I’ve always been this way and I will continue to be this way. I want to be around people who accept me for who I am, not call me out on who I am and what they don’t like about me, because they want me to fit in their little circle. The way that I am it should be a breath of fresh air but it’s not, like a friend of mine told me….a break from the norm. I guess I’m just a rare woman and that’s perfectly fine with me.
A break in silence is peaceful to me, it’s a treat. I can be on if I want to. I can socialize, but ones professional, social and personal life should not be carried over into the home. That’s your sacred space. Home is for simply relaxing, it should be your dwelling place. The older I get I’m always learning more and more about myself. Always willing to evolve in a good way. In a quiet way.
There’s a time and a season for everything, even when it comes to your own life. When you are in your 30s and 40s and beyond. There comes a point in your life where you want to be still and settle down. Change.. your wiser, you want more. You know what you want in your life in a consistent basis. You know what you’ll tolerate and what you will not tolerate.
The people in your life need to understand and respect this. If they don’t then you simply have to remove yourself, if it’s not in alignment with your way of being. If it’s not your truth. Instead of people being uncomfortable about the way one is. The people in your life, they should be trying to learn something about the way you are. Maybe the way you are, they can take a piece of that and embrace it.
I can learn a lot from a friend of mine, when he chooses at times, to not communicate, yes we all want to be be acknowledge, but he explained to me that he enjoys talking to me and we have great conversation. Once we start talking it’s never just hi and bye, it’s minutes even hours…but one can not do that every day. He’ll never get anything done and neither will I, lol…. It’s not all the time you enjoy talking to someone but there needs to be a break.
Hearing that in that moment I just wish I could win the l lottery, lol (joking but not joking lol) but also create the life I want, to be financially free so I wouldn’t have to worry about working. But I can’t do that on the phone. I realize in the past I gave people to much of my time. I took on a lot of things that wasn’t mine to take on. People expected me to be there, because I was always there being selfless.

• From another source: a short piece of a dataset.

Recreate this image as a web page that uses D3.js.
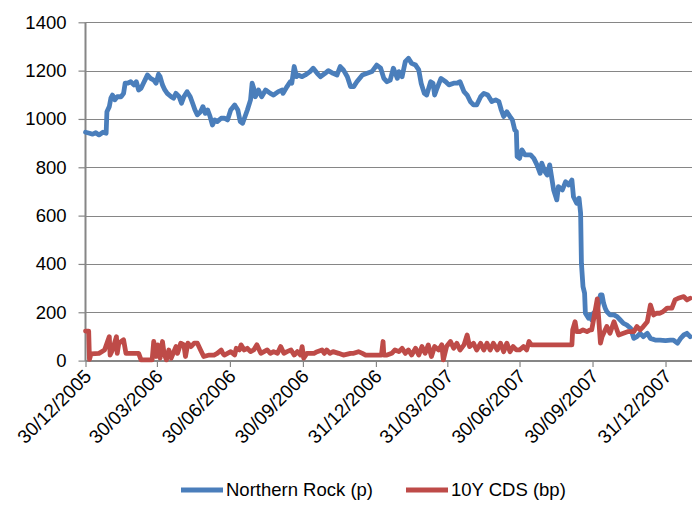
<!DOCTYPE html>
<html><head><meta charset="utf-8">
<script src="https://cdn.jsdelivr.net/npm/d3@7/dist/d3.min.js"></script>
<style>
html,body{margin:0;padding:0;background:#fff;}
svg{display:block;font-family:"Liberation Sans",Arial,sans-serif;}
</style></head>
<body><svg id="chart" width="692" height="521"></svg>
<script>
// ---- data ----
const seriesNames = ["Northern Rock (p)", "10Y CDS (bp)"];
const nrDates = ["2005-12-30","2006-01-04","2006-01-08","2006-01-12","2006-01-16","2006-01-21","2006-01-25","2006-01-26","2006-01-29","2006-01-31","2006-02-02","2006-02-05","2006-02-08","2006-02-13","2006-02-16","2006-02-18","2006-02-21","2006-02-25","2006-03-01","2006-03-04","2006-03-07","2006-03-10","2006-03-13","2006-03-16","2006-03-18","2006-03-22","2006-03-26","2006-03-29","2006-04-01","2006-04-03","2006-04-06","2006-04-09","2006-04-12","2006-04-17","2006-04-20","2006-04-23","2006-04-27","2006-04-30","2006-05-03","2006-05-07","2006-05-11","2006-05-14","2006-05-17","2006-05-20","2006-05-24","2006-05-27","2006-05-30","2006-06-02","2006-06-05","2006-06-08","2006-06-11","2006-06-14","2006-06-19","2006-06-23","2006-06-27","2006-07-01","2006-07-06","2006-07-10","2006-07-13","2006-07-16","2006-07-22","2006-07-26","2006-07-28","2006-07-30","2006-08-01","2006-08-05","2006-08-09","2006-08-14","2006-08-20","2006-08-24","2006-08-30","2006-09-04","2006-09-05","2006-09-10","2006-09-14","2006-09-16","2006-09-19","2006-09-22","2006-09-24","2006-09-29","2006-10-03","2006-10-09","2006-10-13","2006-10-18","2006-10-22","2006-10-28","2006-11-01","2006-11-07","2006-11-12","2006-11-16","2006-11-20","2006-11-25","2006-11-29","2006-12-03","2006-12-07","2006-12-14","2006-12-20","2006-12-26","2007-01-01","2007-01-06","2007-01-10","2007-01-14","2007-01-18","2007-01-22","2007-01-27","2007-01-29","2007-02-02","2007-02-06","2007-02-10","2007-02-14","2007-02-19","2007-02-23","2007-02-26","2007-03-02","2007-03-05","2007-03-10","2007-03-13","2007-03-15","2007-03-18","2007-03-23","2007-03-29","2007-04-02","2007-04-08","2007-04-12","2007-04-16","2007-04-21","2007-04-25","2007-04-29","2007-05-03","2007-05-07","2007-05-12","2007-05-16","2007-05-21","2007-05-26","2007-05-31","2007-06-04","2007-06-07","2007-06-10","2007-06-14","2007-06-18","2007-06-21","2007-06-24","2007-06-26","2007-06-27","2007-06-30","2007-07-03","2007-07-07","2007-07-14","2007-07-18","2007-07-22","2007-07-26","2007-07-28","2007-08-01","2007-08-04","2007-08-07","2007-08-10","2007-08-12","2007-08-16","2007-08-18","2007-08-23","2007-08-27","2007-08-31","2007-09-04","2007-09-06","2007-09-10","2007-09-13","2007-09-15","2007-09-16","2007-09-18","2007-09-20","2007-09-21","2007-09-25","2007-09-27","2007-09-29","2007-10-01","2007-10-06","2007-10-10","2007-10-12","2007-10-14","2007-10-16","2007-10-18","2007-10-22","2007-10-27","2007-10-31","2007-11-04","2007-11-08","2007-11-12","2007-11-17","2007-11-21","2007-11-25","2007-11-29","2007-12-03","2007-12-08","2007-12-12","2007-12-18","2007-12-24","2007-12-31","2008-01-06","2008-01-10","2008-01-15","2008-01-19","2008-01-23","2008-01-27","2008-01-31"];
const nrValues = [945,941,937,943,934,945,941,1030,1051,1086,1099,1079,1092,1092,1106,1148,1148,1154,1141,1154,1120,1127,1148,1168,1182,1168,1161,1148,1185,1175,1141,1120,1106,1092,1086,1106,1092,1065,1092,1113,1092,1065,1037,1017,1030,1051,1023,1037,1010,975,996,989,1003,1003,996,1037,1058,1037,989,982,1037,1079,1148,1127,1092,1120,1092,1120,1106,1099,1113,1120,1106,1134,1154,1148,1217,1175,1182,1175,1182,1196,1210,1189,1175,1189,1200,1189,1182,1217,1203,1175,1134,1134,1154,1182,1189,1196,1223,1210,1168,1154,1161,1210,1168,1196,1175,1237,1251,1230,1223,1203,1148,1106,1099,1154,1148,1099,1127,1168,1154,1141,1148,1148,1154,1113,1099,1072,1058,1058,1092,1106,1099,1072,1079,1072,1037,1010,1030,1010,996,954,948,844,837,872,851,851,837,810,775,817,782,768,810,748,706,665,720,706,740,727,747,678,651,672,610,403,306,279,196,175,189,168,196,210,272,272,237,217,203,189,189,182,168,154,148,134,92,99,113,99,113,92,85,85,83,85,85,72,92,106,113,99];
const cdsDates = ["2005-12-30","2006-01-03","2006-01-04","2006-01-06","2006-01-16","2006-01-23","2006-01-29","2006-01-30","2006-02-02","2006-02-07","2006-02-08","2006-02-10","2006-02-13","2006-02-16","2006-02-19","2006-03-07","2006-03-10","2006-03-24","2006-03-26","2006-03-29","2006-03-31","2006-04-03","2006-04-06","2006-04-08","2006-04-11","2006-04-14","2006-04-17","2006-04-23","2006-04-25","2006-04-29","2006-05-03","2006-05-05","2006-05-08","2006-05-12","2006-05-16","2006-05-20","2006-05-24","2006-05-28","2006-06-04","2006-06-10","2006-06-14","2006-06-19","2006-06-21","2006-06-23","2006-06-27","2006-07-01","2006-07-06","2006-07-08","2006-07-12","2006-07-14","2006-07-18","2006-07-22","2006-07-26","2006-07-30","2006-08-03","2006-08-08","2006-08-12","2006-08-16","2006-08-20","2006-08-24","2006-08-29","2006-09-02","2006-09-06","2006-09-10","2006-09-15","2006-09-19","2006-09-23","2006-09-27","2006-09-29","2006-10-01","2006-10-05","2006-10-14","2006-10-18","2006-10-24","2006-10-27","2006-10-30","2006-11-03","2006-11-07","2006-11-14","2006-11-20","2006-11-29","2006-12-03","2006-12-09","2006-12-14","2006-12-18","2006-12-24","2007-01-01","2007-01-07","2007-01-09","2007-01-10","2007-01-14","2007-01-20","2007-01-24","2007-01-29","2007-02-02","2007-02-06","2007-02-10","2007-02-14","2007-02-19","2007-02-23","2007-02-27","2007-03-03","2007-03-07","2007-03-11","2007-03-15","2007-03-20","2007-03-24","2007-03-26","2007-03-30","2007-04-04","2007-04-08","2007-04-12","2007-04-16","2007-04-21","2007-04-25","2007-04-28","2007-05-03","2007-05-07","2007-05-12","2007-05-16","2007-05-20","2007-05-24","2007-05-28","2007-06-02","2007-06-06","2007-06-10","2007-06-14","2007-06-18","2007-06-22","2007-06-26","2007-06-30","2007-07-05","2007-07-09","2007-07-12","2007-07-15","2007-09-04","2007-09-05","2007-09-08","2007-09-10","2007-09-14","2007-09-18","2007-09-23","2007-09-27","2007-09-29","2007-10-06","2007-10-10","2007-10-12","2007-10-14","2007-10-18","2007-10-22","2007-10-27","2007-10-30","2007-11-02","2007-11-08","2007-11-14","2007-11-21","2007-11-25","2007-11-29","2007-12-03","2007-12-08","2007-12-12","2007-12-16","2007-12-20","2007-12-24","2007-12-28","2008-01-02","2008-01-08","2008-01-12","2008-01-16","2008-01-23","2008-01-27","2008-01-31"];
const cdsValues = [122,122,5,28,30,44,99,23,44,99,30,72,79,86,30,30,3,3,79,17,65,10,79,30,3,44,10,58,30,72,65,17,72,58,72,72,44,17,23,23,30,44,30,23,30,37,23,51,44,65,44,51,37,44,65,30,37,44,30,37,30,58,30,37,44,23,37,23,58,10,30,30,37,44,30,44,30,37,30,23,30,30,37,30,23,23,23,23,79,23,23,30,44,37,51,30,44,23,51,23,58,30,65,17,58,44,65,3,58,79,51,72,44,65,106,58,72,44,72,44,72,44,72,44,72,37,72,37,58,44,44,58,44,79,65,65,127,161,120,120,127,120,127,127,255,72,99,113,141,113,161,134,106,113,120,120,141,127,141,161,230,189,196,196,203,217,217,251,258,265,251,258];
const tickDates = ["2005-12-30","2006-03-30","2006-06-30","2006-09-30","2006-12-31","2007-03-31","2007-06-30","2007-09-30","2007-12-31"];
const tickLabels = ["30/12/2005","30/03/2006","30/06/2006","30/09/2006","31/12/2006","31/03/2007","30/06/2007","30/09/2007","31/12/2007"];
const yTicks = [0,200,400,600,800,1000,1200,1400];
const colors = ["#4A7EBB","#BE4B48"];

// ---- chart ----
const parse = d3.utcParse("%Y-%m-%d");
const svg = d3.select("#chart");
const x = d3.scaleUtc().domain([parse("2005-12-30"), parse("2008-02-03")]).range([85.5, 692.5]);
const y = d3.scaleLinear().domain([0,1400]).range([360.6, 22.3]);

// gridlines
svg.append("g").selectAll("line").data(yTicks.filter(v=>v>0)).join("line")
  .attr("x1", 85.5).attr("x2", 692).attr("y1", d=>Math.round(y(d))+0.5).attr("y2", d=>Math.round(y(d))+0.5)
  .attr("stroke","#868686").attr("stroke-width",1.2);

// y axis
const yAxis = svg.append("g").attr("transform","translate(85.5,0)")
  .call(d3.axisLeft(y).tickValues(yTicks).tickSize(7).tickPadding(12).tickFormat(d3.format("d")));
yAxis.select(".domain").attr("stroke","#868686").attr("stroke-width",2).attr("d","M0,22.3V361");
yAxis.selectAll(".tick line").attr("stroke","#868686").attr("stroke-width",1.2);
yAxis.selectAll(".tick text").attr("font-size",18.5).attr("fill","#000").attr("font-family","Liberation Sans, Arial, sans-serif");

// x axis
const xAxis = svg.append("g").attr("transform","translate(0,361)")
  .call(d3.axisBottom(x).tickValues(tickDates.map(parse)).tickSize(6)
    .tickFormat((d,i)=>tickLabels[i]));
xAxis.select(".domain").attr("stroke","#868686").attr("stroke-width",2).attr("d","M85.5,0H692");
xAxis.selectAll(".tick line").attr("stroke","#868686").attr("stroke-width",1.2);
xAxis.selectAll(".tick text")
  .attr("font-size",19).attr("fill","#000").attr("font-family","Liberation Sans, Arial, sans-serif")
  .attr("text-anchor","end").attr("dy",null).attr("y",0)
  .attr("transform","translate(2,12) rotate(-45)")
  .attr("dominant-baseline","central");

// lines
const line = d3.line().x(d=>x(d.date)).y(d=>y(d.value)).curve(d3.curveLinear);
const nrData = nrDates.map((d,i)=>({date:parse(d), value:nrValues[i]}));
const cdsData = cdsDates.map((d,i)=>({date:parse(d), value:cdsValues[i]}));
svg.append("path").datum(nrData).attr("d",line).attr("fill","none")
  .attr("stroke",colors[0]).attr("stroke-width",4.8).attr("stroke-linejoin","round").attr("stroke-linecap","round");
svg.append("path").datum(cdsData).attr("d",line).attr("fill","none")
  .attr("stroke",colors[1]).attr("stroke-width",4.8).attr("stroke-linejoin","round").attr("stroke-linecap","round");

// legend
const legend = svg.append("g");
const legX = [181, 406];
seriesNames.forEach((name,i)=>{
  legend.append("line").attr("x1",legX[i]).attr("x2",legX[i]+42).attr("y1",490).attr("y2",490)
    .attr("stroke",colors[i]).attr("stroke-width",4.8);
  legend.append("text").attr("x",legX[i]+45).attr("y",490).attr("dy","0.35em")
    .attr("font-size",18.5).attr("fill","#000").text(name);
});
</script></body></html>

There’s nothing wrong with that but I had to start being selfish, especially when the time was not being reciprocated. Whenever we don’t like something, maybe it’s a sign that we need to change but in a good way. I know that when I’m around loud people, sometimes, my quiet nature forces them to be quiet and to tone it down. I get that a lot from children. When I’m quiet, they are. When I see loud active kids who don’t know how to take a chill pill, I look at the parents.
But there needs to be a balance in all areas of ones life. I always learn from others but never change who you are unless you want to change. Embrace it! Love it! Sometimes you just gotta not care but at least you will have peace of mind. It’s all about you being happy with yourself.